L’Asie avait donné le ton juste un peu plus tôt avec un décrochage de 4% de la Bourse de Hong Kong qui reprenait ses activités après trois jours de congés, tandis que celle de Tokyo était fermée pour cause de jour férié.

“Le répit a été de courte durée”

“Après une journée de respiration, les marchés sont de nouveau sur le grill jeudi.

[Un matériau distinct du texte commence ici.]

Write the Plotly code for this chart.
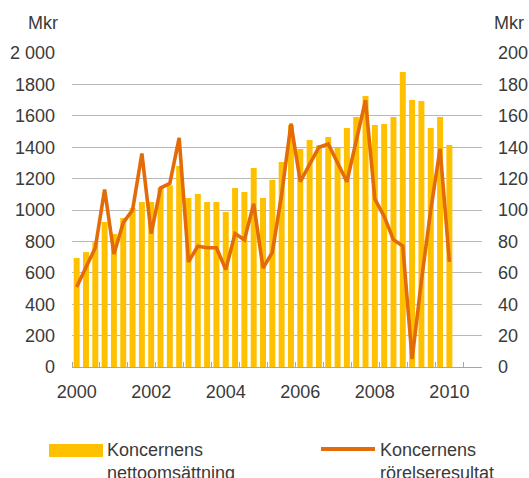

Et le baromètre de la prise de risque est au plus bas”, résume Jasper Lawler, un analyste de CMC Markets. “Le répit a été de courte durée sur des marchés inquiets et fragiles, où les valeurs bancaires continuent à être secouées, et les investisseurs se réfugient vers les actifs les plus sûrs “, observe également Jean-François Robin, un stratégiste obligataire de Natixis

Les banques, qui cristallisent les peurs depuis quelques jours, étaient en effet en première ligne du décrochage, au point que plusieurs journaux allemands parlaient de “tremblement de terre bancaire”.

Vers 15H30 GMT, la française Société Générale reculait de 10,65%, l’italienne BMPS de 8,63%, l’espagnole Santander de 5,54%. En Allemagne, Deutsche Bank, la première banque allemande, qui avait été contrainte de publier un communiqué pour rassurer sur sa solvabilité s’enfonçait de nouveau, de 6,17%. A Londres, Barclays perdait 5,91%.

“Pourtant les banques ne sont pas du tout dans une situation similaire à celle de 2007, avec du stress en terme de liquidité et de solvabilité”, souligne M. Robin.

Le président de l’Eurogroupe, Jeroen Dijsselbloem, est d’ailleurs monté au créneau en début d’après-midi en affirmant que la zone euro, et ses banques, étaient structurellement dans une “bien meilleure situation” qu’il y a quelques années.

Juste avant, le patron de la Société Générale, Frédéric Oudéa, a fait la même chose en assurant que les turbulences subies par les valeurs bancaires s’expliquaient par une “surréaction” des marchés boursiers.

Plus de lapin dans le chapeau

Les cours du pétrole, autre sujet majeur de préoccupation des marchés,continuaient de se rapprocher de leurs plus bas niveaux depuis 2003, alourdissant encore un peu plus l’ambiance générale.

Corollaire logique de l’aversion totale des investisseurs pour le risque, les valeurs refuges étaient très recherchées.

L’or passait ainsi au-dessus des 1.200 dollars.

Le taux d’emprunt à 10 ans de l’Allemagne, le fameux “Bund”, se détendait fortement et évoluait désormais sous les 0,2%. A l’inverse, les dettes des pays du sud de l’Europe étaient sous pression, Grèce et Portugal en tête.

Pour Christopher Dembik, un économiste de Saxo Banque, “le coeur du problème, c’est le décalage entre les attentes des marchés en début d’année et la réalité des chiffres. Tout le monde croyait que l’année 2016 serait celle de la reprise mais, dès les premiers jours de janvier, la Banque Mondiale puis le FMI ont revu nettement à la baisse leurs prévisions de croissance pour l’année en cours”.

“Fondamentalement, le contexte n’est pas très différent” avec un “ralentissement chinois connu depuis 2009, une incurie du système bancaire italien et la nécessité d’une +bad bank+ pour le purger depuis 2012”, développe-t-il.

Selon lui, “désormais la panique est auto-entretenue et les marchés ne font plus guère attention aux fondamentaux”.

Si les marchés sont aussi désorientés depuis le début de l’année, c’est aussi parce que les banques centrales peinent de plus en plus à rassurer.

“Seule une action des banques centrales pourrait encore rassurer mais elles disposent de moins en moins d’instruments pour surprendre les investisseurs”, analyse M. Dembik.

La Réserve fédérale américaine est en position de statu quo, poursuit-il, faisant reposer la pression sur la Banque centrale européenne, or son président, “Mario Draghi, n’a plus de lapin à sortir de son chapeau afin de rassurer donc la baisse actuelle pourrait encore durer longtemps et potentiellement se transformer en nouvelle crise”.